CHEESY VEGGIE CREPES



Cheesy Veggie Crepes image

Some times I like to get fancy. This recipe is one of them, but its so easy. Its fancy easy lol. Once you master the crepes you can fill it with what every you want.

Provided by Vanessa "Nikita" Milare

Categories     Other Main Dishes

Time 1h

Number Of Ingredients 13

vegetable filling:
2 Tbsp vegetable oil
3- 4 c zucchini, corsely chopped
1/2 c green bell pepper, chopped
1/4 c green onions,sliced
1/4 tsp garlic, minced
1 1/2 c tomatoes, coarsely chopped
1/2 tsp salt
crepes:
1 c bisquick mix
3/4 c milk
2 eggs
1 c parmesan cheese, grated

Steps:

  • 1. In a 10 inch skillet. Heat the oil over medium heat. Ad in the veggie & the garlic. Cook for about 3 to 5 mins. Stirring occasionally until veggies are crispy-tender. Then remove from the heat & stir in the tomatoes. Sprinkle with the salt. Cover & let stand for about 2 to 3 mins.
  • 2. Then lightly grease a 6 or 7 inch skillet. Heat over medium-high heat. In a medium bowl, stir the bisquick,milk & eggs with a wirre whisk or a fork until well blended.
  • 3. In the mean time heat the oven to 350F. For each crepe,pour 2 tablespoons batter into the hot skillet, rotate the skillet until the batter covers the bottom. Cook until golden brown.
  • 4. Gently loosen edge with a metal spatula, turn over & cook on the other side until golden brown.

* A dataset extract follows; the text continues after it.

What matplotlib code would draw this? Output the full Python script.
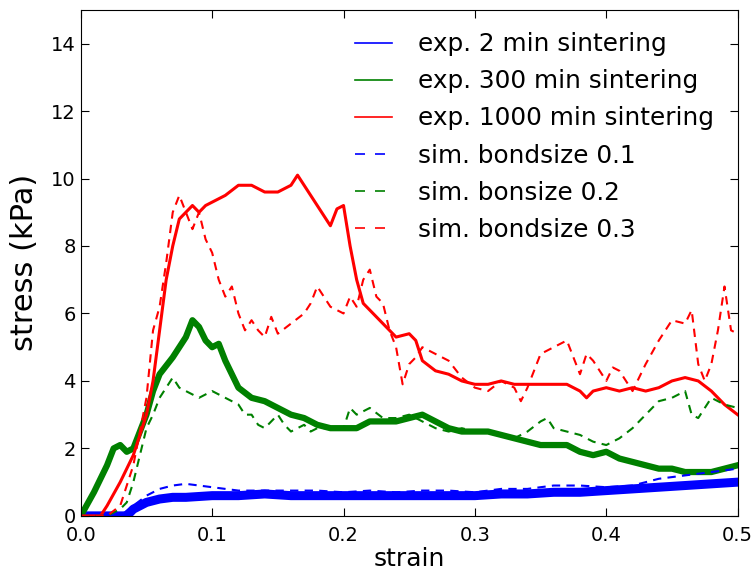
import matplotlib
matplotlib.use("Agg")
import matplotlib.pyplot as plt
from matplotlib.lines import Line2D
import numpy as np

# exp. 1000 min sintering (red solid)
red_x = [0, 0.015, 0.02, 0.03, 0.04, 0.05, 0.055, 0.06, 0.065, 0.07, 0.075, 0.08, 0.085, 0.09, 0.095,
         0.10, 0.11, 0.12, 0.13, 0.14, 0.15, 0.16, 0.165, 0.17, 0.18, 0.19, 0.195, 0.20, 0.205, 0.21,
         0.215, 0.22, 0.23, 0.24, 0.25, 0.255, 0.26, 0.27, 0.28, 0.29, 0.30, 0.31, 0.32, 0.33, 0.34,
         0.35, 0.36, 0.37, 0.38, 0.385, 0.39, 0.40, 0.41, 0.42, 0.43, 0.44, 0.45, 0.46, 0.47, 0.48,
         0.49, 0.50]
red_y = [0, 0, 0.3, 1.0, 1.8, 3.0, 4.0, 5.5, 7.0, 8.0, 8.8, 9.0, 9.2, 9.0, 9.2,
         9.3, 9.5, 9.8, 9.8, 9.6, 9.6, 9.8, 10.1, 9.8, 9.2, 8.6, 9.1, 9.2, 8.0, 7.0,
         6.3, 6.1, 5.7, 5.3, 5.4, 5.2, 4.6, 4.3, 4.2, 4.0, 3.9, 3.9, 4.0, 3.9, 3.9,
         3.9, 3.9, 3.9, 3.7, 3.5, 3.7, 3.8, 3.7, 3.8, 3.7, 3.8, 4.0, 4.1, 4.0, 3.7,
         3.3, 3.0]

# sim. bondsize 0.3 (red dashed)
red_sim_x = [0, 0.02, 0.03, 0.04, 0.05, 0.055, 0.06, 0.065, 0.07, 0.075, 0.08, 0.085, 0.09, 0.095,
             0.10, 0.105, 0.11, 0.115, 0.12, 0.125, 0.13, 0.135, 0.14, 0.145, 0.15, 0.16, 0.17, 0.175,
             0.18, 0.185, 0.19, 0.20, 0.205, 0.21, 0.215, 0.22, 0.225, 0.23, 0.235, 0.24, 0.245, 0.25,
             0.255, 0.26, 0.27, 0.28, 0.29, 0.30, 0.31, 0.32, 0.33, 0.335, 0.34, 0.35, 0.36, 0.37,
             0.375, 0.38, 0.385, 0.39, 0.40, 0.405, 0.41, 0.415, 0.42, 0.43, 0.44, 0.45, 0.46, 0.465,
             0.47, 0.475, 0.48, 0.485, 0.49, 0.495, 0.50]
red_sim_y = [0, 0, 0.3, 1.5, 3.5, 5.5, 6.2, 7.5, 9.0, 9.5, 9.0, 8.5, 9.0, 8.2,
             7.8, 7.0, 6.5, 6.8, 6.0, 5.5, 5.8, 5.5, 5.3, 5.9, 5.4, 5.7, 6.0, 6.3,
             6.8, 6.5, 6.2, 6.0, 6.5, 6.2, 7.0, 7.3, 6.5, 6.3, 5.5, 5.0, 3.9, 4.5,
             4.7, 5.0, 4.8, 4.6, 4.1, 3.8, 3.7, 4.0, 3.8, 3.4, 3.8, 4.8, 5.0, 5.2,
             4.7, 4.2, 4.8, 4.6, 4.0, 4.4, 4.3, 4.0, 3.7, 4.5, 5.2, 5.8, 5.7, 6.1,
             4.5, 4.0, 4.5, 5.5, 6.8, 5.5, 5.4]

# exp. 300 min sintering (green solid)
green_x = [0, 0.01, 0.02, 0.025, 0.03, 0.035, 0.04, 0.045, 0.05, 0.055, 0.06, 0.07, 0.08, 0.085,
           0.09, 0.095, 0.10, 0.105, 0.11, 0.115, 0.12, 0.13, 0.14, 0.15, 0.16, 0.17, 0.18, 0.19,
           0.20, 0.21, 0.22, 0.23, 0.24, 0.25, 0.26, 0.27, 0.28, 0.29, 0.30, 0.31, 0.32, 0.33,
           0.34, 0.35, 0.36, 0.37, 0.38, 0.39, 0.40, 0.41, 0.42, 0.43, 0.44, 0.45, 0.46, 0.47,
           0.48, 0.49, 0.50]
green_y = [0, 0.7, 1.5, 2.0, 2.1, 1.9, 2.0, 2.5, 3.0, 3.7, 4.2, 4.7, 5.3, 5.8,
           5.6, 5.2, 5.0, 5.1, 4.6, 4.2, 3.8, 3.5, 3.4, 3.2, 3.0, 2.9, 2.7, 2.6,
           2.6, 2.6, 2.8, 2.8, 2.8, 2.9, 3.0, 2.8, 2.6, 2.5, 2.5, 2.5, 2.4, 2.3,
           2.2, 2.1, 2.1, 2.1, 1.9, 1.8, 1.9, 1.7, 1.6, 1.5, 1.4, 1.4, 1.3, 1.3,
           1.3, 1.4, 1.5]

# sim. bonsize 0.2 (green dashed)
green_sim_x = [0, 0.02, 0.03, 0.035, 0.04, 0.045, 0.05, 0.055, 0.06, 0.065, 0.07, 0.075, 0.08, 0.085,
               0.09, 0.10, 0.11, 0.12, 0.125, 0.13, 0.135, 0.14, 0.15, 0.155, 0.16, 0.17, 0.175, 0.18,
               0.19, 0.20, 0.205, 0.21, 0.22, 0.23, 0.24, 0.25, 0.26, 0.27, 0.28, 0.29, 0.30, 0.31,
               0.32, 0.33, 0.34, 0.35, 0.355, 0.36, 0.37, 0.38, 0.39, 0.40, 0.41, 0.42, 0.43, 0.44,
               0.45, 0.46, 0.465, 0.47, 0.48, 0.49, 0.50]
green_sim_y = [0, 0, 0.2, 0.4, 1.0, 1.8, 2.6, 3.0, 3.5, 3.8, 4.1, 3.8, 3.7, 3.6,
               3.5, 3.7, 3.5, 3.3, 3.0, 3.0, 2.7, 2.6, 3.0, 2.7, 2.5, 2.7, 2.5, 2.6,
               2.6, 2.6, 3.2, 3.0, 3.2, 2.9, 2.9, 3.0, 2.8, 2.6, 2.5, 2.6, 2.5, 2.5,
               2.4, 2.3, 2.5, 2.8, 2.9, 2.6, 2.5, 2.4, 2.2, 2.1, 2.3, 2.6, 3.0, 3.4,
               3.5, 3.7, 3.0, 2.9, 3.5, 3.3, 3.2]

# exp. 2 min sintering (blue solid)
blue_x = [0, 0.035, 0.04, 0.045, 0.05, 0.06, 0.07, 0.08, 0.10, 0.12, 0.14, 0.16, 0.18, 0.20,
          0.22, 0.24, 0.26, 0.28, 0.30, 0.32, 0.34, 0.36, 0.38, 0.40, 0.42, 0.44, 0.46, 0.48, 0.50]
blue_y = [0, 0, 0.2, 0.3, 0.4, 0.5, 0.55, 0.55, 0.6, 0.6, 0.65, 0.6, 0.6, 0.6,
          0.6, 0.6, 0.6, 0.6, 0.6, 0.65, 0.65, 0.7, 0.7, 0.75, 0.8, 0.85, 0.9, 0.95, 1.0]

# sim. bondsize 0.1 (blue dashed)
blue_sim_x = [0, 0.03, 0.04, 0.05, 0.06, 0.07, 0.08, 0.09, 0.10, 0.11, 0.12, 0.14, 0.16, 0.18,
              0.20, 0.22, 0.24, 0.26, 0.28, 0.30, 0.32, 0.34, 0.36, 0.38, 0.40, 0.42, 0.44, 0.46,
              0.48, 0.50]
blue_sim_y = [0, 0, 0.3, 0.6, 0.8, 0.9, 0.95, 0.9, 0.85, 0.8, 0.75, 0.75, 0.75, 0.75,
              0.7, 0.75, 0.7, 0.75, 0.75, 0.7, 0.8, 0.8, 0.9, 0.9, 0.85, 0.9, 1.1, 1.2,
              1.3, 1.4]

labels = ['exp. 2 min sintering', 'exp. 300 min sintering', 'exp. 1000 min sintering',
          'sim. bondsize 0.1', 'sim. bonsize 0.2', 'sim. bondsize 0.3']

fig = plt.figure(figsize=(7.55, 5.79), dpi=100)
ax = fig.add_axes([0.107, 0.109, 0.870, 0.874])

# the measured curves are very noisy, drawn here as thick bands
ax.plot(blue_x, blue_y, color='b', lw=6.5)
ax.plot(green_x, green_y, color='g', lw=4.5)
ax.plot(red_x, red_y, color='r', lw=2.2)
ax.plot(blue_sim_x, blue_sim_y, color='b', lw=1.5, dashes=(4, 3))
ax.plot(green_sim_x, green_sim_y, color='g', lw=1.5, dashes=(4, 3))
ax.plot(red_sim_x, red_sim_y, color='r', lw=1.5, dashes=(4, 3))

handles = [Line2D([], [], color='b', lw=1.2),
           Line2D([], [], color='g', lw=1.2),
           Line2D([], [], color='r', lw=1.2),
           Line2D([], [], color='b', lw=1.2, dashes=(6, 6)),
           Line2D([], [], color='g', lw=1.2, dashes=(6, 6)),
           Line2D([], [], color='r', lw=1.2, dashes=(6, 6))]
ax.legend(handles, labels, loc='upper right', bbox_to_anchor=(0.99, 0.99),
          frameon=False, fontsize=17.8, handlelength=1.5, handletextpad=1.05,
          labelspacing=0.53, borderaxespad=0.3)

ax.set_xlim(0, 0.5)
ax.set_ylim(0, 15)
ax.set_xticks(np.arange(0, 0.51, 0.1))
ax.set_yticks(np.arange(0, 15, 2))
ax.tick_params(direction='in', top=True, right=True, length=6, labelsize=14)
ax.tick_params(axis='x', pad=7)
ax.set_xlabel('strain', fontsize=18, labelpad=2)
ax.set_ylabel('stress (kPa)', fontsize=22, labelpad=9)

fig.savefig('out.png', dpi=100)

Stack the crepes,placing a waxed paper between each one. keep coveredto prevent them from drying out.
  • 5. Then spoon the filling onto each crepe. Sprinkle half of the cheese over each filling. Roll up each one. Place them seam side down on ungreased 11x17 inch glass baking dish. Sprinkle with the remaining cheese. Bake uncovered about 10 to 12 mins or until hot.
  • 6. Special Tip: The creps can be frozen up to 3 months. Stack cooled unfilled crepes with a waxed paper between each one in a ziplock bag.